Raw data:
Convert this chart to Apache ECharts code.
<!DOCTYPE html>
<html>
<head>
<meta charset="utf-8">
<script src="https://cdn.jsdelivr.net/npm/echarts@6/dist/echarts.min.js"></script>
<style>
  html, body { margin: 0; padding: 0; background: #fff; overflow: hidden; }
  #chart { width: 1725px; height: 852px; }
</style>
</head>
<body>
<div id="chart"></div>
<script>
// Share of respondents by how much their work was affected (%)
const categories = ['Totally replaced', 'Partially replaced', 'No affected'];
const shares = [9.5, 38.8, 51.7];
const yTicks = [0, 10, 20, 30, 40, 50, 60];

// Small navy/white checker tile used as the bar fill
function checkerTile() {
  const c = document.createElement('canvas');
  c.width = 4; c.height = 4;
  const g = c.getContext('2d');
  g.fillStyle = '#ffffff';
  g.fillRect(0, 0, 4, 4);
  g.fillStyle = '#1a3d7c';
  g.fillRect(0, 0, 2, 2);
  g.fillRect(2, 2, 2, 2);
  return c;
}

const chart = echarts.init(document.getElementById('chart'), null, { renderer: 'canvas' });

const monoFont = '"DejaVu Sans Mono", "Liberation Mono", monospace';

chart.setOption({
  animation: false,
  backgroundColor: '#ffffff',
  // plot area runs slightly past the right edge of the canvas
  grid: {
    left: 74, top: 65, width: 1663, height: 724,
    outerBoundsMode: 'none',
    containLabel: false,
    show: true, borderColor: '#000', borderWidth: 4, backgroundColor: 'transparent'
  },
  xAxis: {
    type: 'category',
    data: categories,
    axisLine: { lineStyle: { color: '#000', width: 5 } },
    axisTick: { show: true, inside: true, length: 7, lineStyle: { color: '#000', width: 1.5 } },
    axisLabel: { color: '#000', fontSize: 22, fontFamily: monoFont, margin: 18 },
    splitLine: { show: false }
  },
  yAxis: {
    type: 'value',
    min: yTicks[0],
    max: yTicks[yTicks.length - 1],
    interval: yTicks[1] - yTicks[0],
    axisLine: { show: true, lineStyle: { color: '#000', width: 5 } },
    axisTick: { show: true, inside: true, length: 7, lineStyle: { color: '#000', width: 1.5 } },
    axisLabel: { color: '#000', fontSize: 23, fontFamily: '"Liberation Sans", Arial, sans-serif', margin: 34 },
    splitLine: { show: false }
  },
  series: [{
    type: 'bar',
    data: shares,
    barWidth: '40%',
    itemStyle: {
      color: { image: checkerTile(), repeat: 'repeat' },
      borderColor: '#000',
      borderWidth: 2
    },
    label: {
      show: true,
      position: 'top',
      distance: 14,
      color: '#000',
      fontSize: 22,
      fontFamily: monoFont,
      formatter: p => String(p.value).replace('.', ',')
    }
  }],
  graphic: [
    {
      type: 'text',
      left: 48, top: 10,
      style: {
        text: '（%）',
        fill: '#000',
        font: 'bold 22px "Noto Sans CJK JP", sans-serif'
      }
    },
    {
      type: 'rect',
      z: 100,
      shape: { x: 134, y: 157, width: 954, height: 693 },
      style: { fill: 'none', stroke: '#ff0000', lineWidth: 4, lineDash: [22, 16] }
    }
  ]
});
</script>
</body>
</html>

Task to complete: Your task is to repeat every line exactly.

Task output:
Convert this chart to Apache ECharts code.
<!DOCTYPE html>
<html>
<head>
<meta charset="utf-8">
<script src="https://cdn.jsdelivr.net/npm/echarts@6/dist/echarts.min.js"></script>
<style>
  html, body { margin: 0; padding: 0; background: #fff; overflow: hidden; }
  #chart { width: 1725px; height: 852px; }
</style>
</head>
<body>
<div id="chart"></div>
<script>
// Share of respondents by how much their work was affected (%)
const categories = ['Totally replaced', 'Partially replaced', 'No affected'];
const shares = [9.5, 38.8, 51.7];
const yTicks = [0, 10, 20, 30, 40, 50, 60];

// Small navy/white checker tile used as the bar fill
function checkerTile() {
  const c = document.createElement('canvas');
  c.width = 4; c.height = 4;
  const g = c.getContext('2d');
  g.fillStyle = '#ffffff';
  g.fillRect(0, 0, 4, 4);
  g.fillStyle = '#1a3d7c';
  g.fillRect(0, 0, 2, 2);
  g.fillRect(2, 2, 2, 2);
  return c;
}

const chart = echarts.init(document.getElementById('chart'), null, { renderer: 'canvas' });

const monoFont = '"DejaVu Sans Mono", "Liberation Mono", monospace';

chart.setOption({
  animation: false,
  backgroundColor: '#ffffff',
  // plot area runs slightly past the right edge of the canvas
  grid: {
    left: 74, top: 65, width: 1663, height: 724,
    outerBoundsMode: 'none',
    containLabel: false,
    show: true, borderColor: '#000', borderWidth: 4, backgroundColor: 'transparent'
  },
  xAxis: {
    type: 'category',
    data: categories,
    axisLine: { lineStyle: { color: '#000', width: 5 } },
    axisTick: { show: true, inside: true, length: 7, lineStyle: { color: '#000', width: 1.5 } },
    axisLabel: { color: '#000', fontSize: 22, fontFamily: monoFont, margin: 18 },
    splitLine: { show: false }
  },
  yAxis: {
    type: 'value',
    min: yTicks[0],
    max: yTicks[yTicks.length - 1],
    interval: yTicks[1] - yTicks[0],
    axisLine: { show: true, lineStyle: { color: '#000', width: 5 } },
    axisTick: { show: true, inside: true, length: 7, lineStyle: { color: '#000', width: 1.5 } },
    axisLabel: { color: '#000', fontSize: 23, fontFamily: '"Liberation Sans", Arial, sans-serif', margin: 34 },
    splitLine: { show: false }
  },
  series: [{
    type: 'bar',
    data: shares,
    barWidth: '40%',
    itemStyle: {
      color: { image: checkerTile(), repeat: 'repeat' },
      borderColor: '#000',
      borderWidth: 2
    },
    label: {
      show: true,
      position: 'top',
      distance: 14,
      color: '#000',
      fontSize: 22,
      fontFamily: monoFont,
      formatter: p => String(p.value).replace('.', ',')
    }
  }],
  graphic: [
    {
      type: 'text',
      left: 48, top: 10,
      style: {
        text: '（%）',
        fill: '#000',
        font: 'bold 22px "Noto Sans CJK JP", sans-serif'
      }
    },
    {
      type: 'rect',
      z: 100,
      shape: { x: 134, y: 157, width: 954, height: 693 },
      style: { fill: 'none', stroke: '#ff0000', lineWidth: 4, lineDash: [22, 16] }
    }
  ]
});
</script>
</body>
</html>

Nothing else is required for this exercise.